The EU’s support for waste-based biomethane makes its position clear, which should dissuade biomethane plant owners from using high-yielding energy crops. Nonetheless, securing enough waste materials to produce biomethane is a significant limiting factor, as are the logistics to do so. Resolving this issue begins when these technologies (thermal and hydrothermal gasification) shift from developmental to operational. Thermal and hydrothermal gasification will allow the use of high-yielding feedstock such as municipal waste or wood residues, thus leaving food crops for human consumption. However, this may take some time, as the Gas for Climate report estimates thermal gasification will pick up only after 2030, as shown in Figure 5.

Figure 5. Biomethane production technology forecasts for 2030 and 2050 (in bcm)
Figure 5. Biomethane production technology forecasts for 2030 and 2050 (in bcm)

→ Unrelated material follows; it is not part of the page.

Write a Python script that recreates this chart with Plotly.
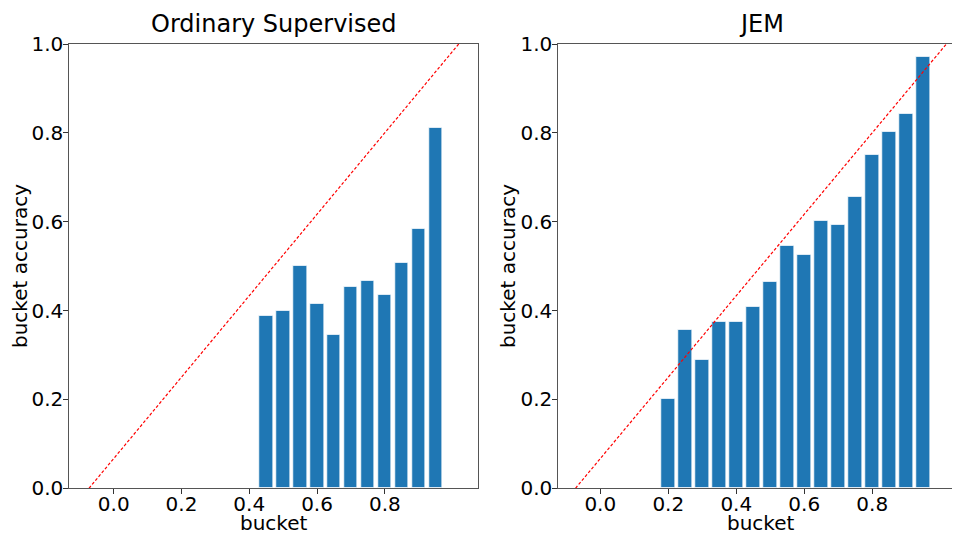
import plotly.graph_objects as go

# Data
sup_buckets = [0.45, 0.50, 0.55, 0.60, 0.65, 0.70, 0.75, 0.80, 0.85, 0.90, 0.95]
sup_acc = [0.388, 0.400, 0.500, 0.415, 0.345, 0.452, 0.466, 0.435, 0.507, 0.584, 0.811]

jem_buckets = [0.20, 0.25, 0.30, 0.35, 0.40, 0.45, 0.50, 0.55, 0.60, 0.65, 0.70, 0.75, 0.80, 0.85, 0.90, 0.95]
jem_acc = [0.200, 0.356, 0.288, 0.375, 0.375, 0.409, 0.464, 0.546, 0.526, 0.601, 0.592, 0.656, 0.750, 0.801, 0.842, 0.971]

diag_x = [-0.073, 1.018]
diag_y = [0.0, 1.0]

x_ticks = [0.0, 0.2, 0.4, 0.6, 0.8]
y_ticks = [0.0, 0.2, 0.4, 0.6, 0.8, 1.0]
titles = ["Ordinary Supervised", "JEM"]

# page body has an 8px margin; the figure is sized to fill the rest of the window
OFF = 8
W, H = 960 - OFF, 537 - OFF
FONT = "DejaVu Sans"
BAR = "#1f77b4"


def px_x(p):
    return (p - OFF) / W


def px_y(p):
    return 1 - (p - OFF) / H


fig = go.Figure()

for i, (bx, by) in enumerate([(sup_buckets, sup_acc), (jem_buckets, jem_acc)]):
    xa = "x" if i == 0 else "x2"
    ya = "y" if i == 0 else "y2"
    fig.add_trace(go.Bar(x=bx, y=by, width=0.04, xaxis=xa, yaxis=ya,
                         marker=dict(color=BAR, line=dict(color="rgba(255,255,255,0.7)", width=1)),
                         showlegend=False, hoverinfo="skip"))
    fig.add_trace(go.Scatter(x=diag_x, y=diag_y, mode="lines", xaxis=xa, yaxis=ya,
                             line=dict(color="red", width=1.2, dash="3px,2px"),
                             showlegend=False, hoverinfo="skip"))

ydom = [px_y(488.3), px_y(44)]
axis_common = dict(showgrid=False, zeroline=False, showline=True, linecolor="#555555", linewidth=1,
                   ticks="outside", ticklen=5, tickcolor="#333333", automargin=False,
                   tickfont=dict(family=FONT, size=20, color="black"))

fig.update_layout(
    width=W, height=H, margin=dict(l=0, r=0, t=0, b=0, autoexpand=False),
    plot_bgcolor="white", paper_bgcolor="white", bargap=0,
    font=dict(family=FONT, color="black"),
    xaxis=dict(domain=[px_x(69.3), px_x(477.7)], range=[-0.131, 1.074], tickvals=x_ticks,
               ticktext=[f"{v:.1f}" for v in x_ticks], mirror=True, anchor="y",
               ticklabelstandoff=-7, **axis_common),
    yaxis=dict(domain=ydom, range=[0, 1], tickvals=y_ticks,
               ticktext=[f"{v:.1f}" for v in y_ticks], mirror=True, anchor="x",
               ticklabelstandoff=-4, **axis_common),
    xaxis2=dict(domain=[px_x(558.3), 1.0], range=[-0.1235, 1.058], tickvals=x_ticks,
                ticktext=[f"{v:.1f}" for v in x_ticks], mirror=True, anchor="y2",
                ticklabelstandoff=-7, **axis_common),
    yaxis2=dict(domain=ydom, range=[0, 1], tickvals=y_ticks,
                ticktext=[f"{v:.1f}" for v in y_ticks], mirror=False, anchor="x2",
                ticklabelstandoff=-4, **axis_common),
)

annotations = []
for cx, t in zip([273.5, 761.0], titles):
    annotations.append(dict(text=t, x=px_x(cx), y=1.0, xref="paper", yref="paper",
                            xanchor="center", yanchor="top", showarrow=False,
                            font=dict(family=FONT, size=24, color="black")))
for cx in [273.5, 761.0]:
    annotations.append(dict(text="bucket", x=px_x(cx), y=0.0, xref="paper", yref="paper",
                            xanchor="center", yanchor="bottom", showarrow=False,
                            font=dict(family=FONT, size=20, color="black")))
for cx in [20.0, 508.0]:
    annotations.append(dict(text="bucket accuracy", x=px_x(cx), y=px_y(266), xref="paper", yref="paper",
                            xanchor="center", yanchor="middle", showarrow=False, textangle=-90,
                            font=dict(family=FONT, size=20, color="black")))
fig.update_layout(annotations=annotations)

fig.write_html("out.html")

At first glance, biomethane appears a renewable and environmentally friendly natural gas alternative. And it can be, but currently a significant number of biogas and biomethane plants are powered by agricultural products — mostly high-yielding food crops. In response, the EU has proposed schemes to promote the production of biomethane from waste. Investors looking to diversify their energy portfolios now have multiple subsidies and revenue streams:

  1. Commodity sales
  2. Investment and operational subsidies
  3. GoOs certificates
  4. By-product sales

What was once a side business for agricultural producers is becoming a stand-alone business. New technologies will provide an efficient, sustainable business model for producing biomethane from waste, removing the large farm requirement. Energy players can be at the forefront of biogas and biomethane production development and leverage synergies with their other business models.